With the E-M5 and other Pen and OM-D models that incorporate rotational motion correction, IS is particularly effective at keeping the view level. Regardless of the active IS mode set, when shooting movies the IS function will be IS-1. Some more recent Olympus models offer additional movie-specific modes that combine IBIS and digital manipulation of the image for more extreme camera instability.
Finally, do make sure that your camera has been updated to the latest firmware version, because you’ll find that some early reliability issues with image stabilisation have been addressed in firmware updates.

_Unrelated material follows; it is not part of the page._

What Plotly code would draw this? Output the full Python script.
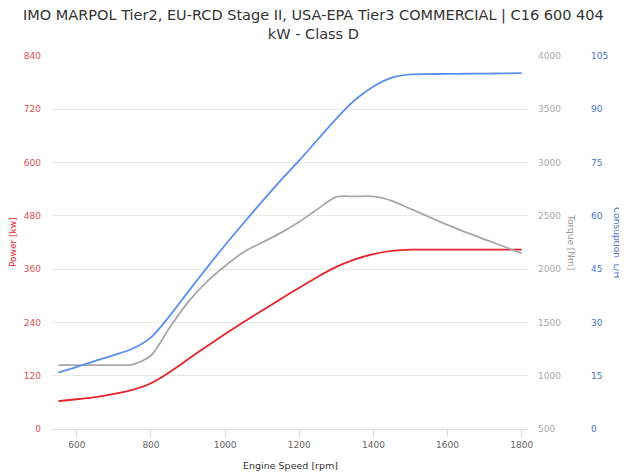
import plotly.graph_objects as go

rpm = [550, 600, 650, 700, 750, 800, 850, 900, 950, 1000, 1050, 1100, 1150, 1200,
       1250, 1300, 1350, 1400, 1450, 1500, 1550, 1600, 1650, 1700, 1750, 1800]
power_kw = [63, 67, 72, 79, 88, 103, 128, 157, 186, 214, 241, 267, 293, 318,
            343, 365, 382, 394, 401, 404, 404, 404, 404, 404, 404, 404]
torque_nm = [1100, 1100, 1100, 1100, 1105, 1190, 1450, 1690, 1880, 2030, 2160, 2250, 2340, 2445,
             2565, 2678, 2682, 2682, 2640, 2565, 2490, 2415, 2345, 2280, 2215, 2148]
consumption_lh = [15.9, 17.5, 19.2, 20.8, 22.6, 25.8, 31.8, 38.6, 45.3, 51.8, 58.0, 64.1, 70.0, 75.6,
                  81.5, 87.4, 92.6, 96.4, 98.9, 99.8, 99.9, 99.95, 100.0, 100.05, 100.1, 100.2]

x_ticks = [600, 800, 1000, 1200, 1400, 1600, 1800]
power_ticks = [0, 120, 240, 360, 480, 600, 720, 840]
torque_ticks = [500, 1000, 1500, 2000, 2500, 3000, 3500, 4000]
cons_ticks = [0, 15, 30, 45, 60, 75, 90, 105]

title_text = "IMO MARPOL Tier2, EU-RCD Stage II, USA-EPA Tier3 COMMERCIAL | C16 600 404<br>kW - Class D"

RED = "#e3242b"
GRAY = "#a8a8a8"
BLUE = "#5b8ef0"
FONT = "DejaVu Sans"
SMOOTH = 0.8

OFF = 8  # page body margin of the browser
W, H = 627 - OFF, 473 - OFF
# plot area in window pixels
PL, PT, PR, PB = 52, 56, 528, 429
L, T, B = PL - OFF, PT - OFF, H - (PB - OFF)
paper_w = W - L
paper_h = H - T - B
dom_r = (PR - PL) / paper_w


def px_x(px):
    return (px - OFF - L) / paper_w


def px_y(py):
    return (H - B - (py - OFF)) / paper_h


fig = go.Figure()
fig.add_trace(go.Scatter(x=rpm, y=power_kw, mode="lines", name="Power",
                         line=dict(color=RED, width=1.8, shape="spline", smoothing=SMOOTH),
                         xaxis="x", yaxis="y"))
fig.add_trace(go.Scatter(x=rpm, y=torque_nm, mode="lines", name="Torque",
                         line=dict(color=GRAY, width=1.8, shape="spline", smoothing=SMOOTH),
                         xaxis="x", yaxis="y2"))
fig.add_trace(go.Scatter(x=rpm, y=consumption_lh, mode="lines", name="Consumption",
                         line=dict(color=BLUE, width=1.8, shape="spline", smoothing=SMOOTH),
                         xaxis="x", yaxis="y3"))

fig.update_layout(
    width=W, height=H,
    margin=dict(l=L, r=0, t=T, b=B, autoexpand=False),
    paper_bgcolor="white", plot_bgcolor="white",
    showlegend=False,
    font=dict(family=FONT, size=9),
    xaxis=dict(domain=[0, dom_r], range=[533, 1817], tickvals=x_ticks,
               ticktext=[str(v) for v in x_ticks],
               showgrid=False, zeroline=False,
               showline=True, linecolor="#e0e0e0", linewidth=1,
               ticks="outside", ticklen=7, tickcolor="#d8d8d8",
               tickfont=dict(family=FONT, size=9, color="#666666")),
    yaxis=dict(range=[0, 840], tickvals=power_ticks, ticktext=[str(v) for v in power_ticks],
               showgrid=True, gridcolor="#e8e8e8", gridwidth=1, zeroline=False,
               showline=False, ticks="", ticklabelstandoff=10,
               tickfont=dict(family=FONT, size=9, color="#e05055")),
    yaxis2=dict(range=[500, 4000], tickvals=torque_ticks, ticktext=[str(v) for v in torque_ticks],
                overlaying="y", side="right", anchor="x",
                showgrid=False, zeroline=False, showline=False, ticks="",
                ticklabelstandoff=9,
                tickfont=dict(family=FONT, size=9, color="#aaaaaa")),
    yaxis3=dict(range=[0, 105], tickvals=cons_ticks, ticktext=[str(v) for v in cons_ticks],
                overlaying="y", side="right", anchor="free",
                position=px_x(585),
                showgrid=False, zeroline=False, showline=False, ticks="",
                ticklabelstandoff=5,
                tickfont=dict(family=FONT, size=9, color="#4a74c8")),
)

fig.add_annotation(text=title_text, x=px_x(313), y=px_y(5), xref="paper", yref="paper",
                   xanchor="center", yanchor="top", showarrow=False, align="center",
                   font=dict(family=FONT, size=14.5, color="#333333"))

ann = [
    dict(text="Power [kw]", x=px_x(13), textangle=-90, color=RED),
    dict(text="Torque [Nm]", x=px_x(571), textangle=90, color="#999999"),
    dict(text="Consuption  L/H", x=px_x(617), textangle=90, color="#4a74c8"),
]
for a in ann:
    fig.add_annotation(text=a["text"], x=a["x"], y=px_y(242), xref="paper", yref="paper",
                       xanchor="center", yanchor="middle", textangle=a["textangle"],
                       showarrow=False, font=dict(family=FONT, size=9, color=a["color"]))
fig.add_annotation(text="Engine Speed [rpm]", x=px_x(290), y=px_y(465),
                   xref="paper", yref="paper", xanchor="center", yanchor="middle",
                   showarrow=False, font=dict(family=FONT, size=9.5, color="#333333"))

fig.write_html("out.html")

Olympus camera bodies and image-stabilisation modes supported:
- 2-axis Micro-stepper motor IBIS actuator, correction in two axes: tilt/pitch and turn/yaw movement, up to 3 EV steps (CIPA measurement) compensation: Pen E-P1, E-P2, E-P3, E-PL1, E-PL2, E-PL3, E-PL5, E-PL6, E-PM1, E-PM2
- 3-axis Voice Coil IBIS actuator, correction in five axes: tilt/pitch, turn/yaw, vertical and lateral movement, rotation, up to 4 EV steps (CIPA measurement) compensation: Pen E-P5, E-PL7, OM-D E-M10
- 5-axis Voice Coil IBIS actuator, correction in five axes: tilt/pitch, turn/yaw, vertical and lateral movement, rotation, up to 4 EV steps (CIPA measurement) compensation: OM-D E-M5, E-M1
- 5-axis Voice Coil IBIS actuator, correction in five axes: tilt/pitch, turn/yaw, vertical and lateral movement, rotation, up to 5 EV steps (CIPA measurement) compensation: OM-D E-M5 II
What is 5-axis image stabilisation?
Olympus’s Voice Coil IBIS on the E-M5 can compensate for up to five directions of camera motion:
1 and 2 – up/down (vertical) and left/right (lateral) movement
3 and 4 – up/down (tilt/pitch) and left/right (turn/yaw) movement
5 – rotation (compensates for rolling instability, e.g. when pressing the shutter, walking with the camera, etc.)